After exhaustive study of the U.S. economy and buying patters, J.D. Power raised their U.S. sales outlook. From previously forecasted 11.7m units to 11.8m units. Rental car lots are seen to absorb a good chunk of the total. True retail sales are projected to be 9.7m units when the year is over. “Much of this is due to the increased fleet mix,” says Jeff Schuster, executive director of global forecasting at J.D. Power and Associates. In May, J.D. Power is “looking for fleet sales to account for 24 percent of total sales.”

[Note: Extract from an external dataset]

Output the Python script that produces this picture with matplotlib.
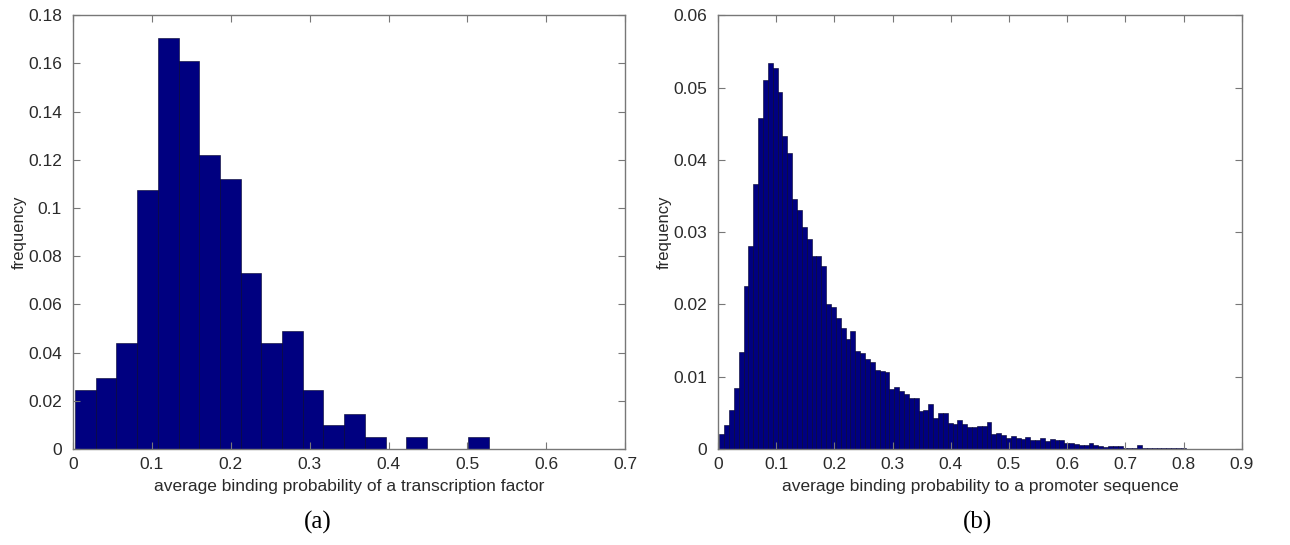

Power expects May new-vehicle retail sales to come in at a seasonally adjusted annualized rate (SAAR) of 9.2m units, down from April’s SAAR of 9.6m units. Fleet sales to the rescue: They are expected to push the total SAAR to 11.3m units, a tick above April’s selling rate of 11.2m units. Total light-vehicle sales for May are projected to rise 17 percent, compared to the dismal May a year ago. Fleet volume is forecasted to be up a whopping 52 percent from May 2009. All eyes on Memorial Day to make May sales more memoriable.
North American production for 2010 is forecasted to be at 11.2m units for the year, up 32 percent from 2009. NA capacity utilization is seen at 64 percent in 2010, up from 47 percent in 2009. In the industry, any capacity utilization below 80 percent is seen as a sign of losing money.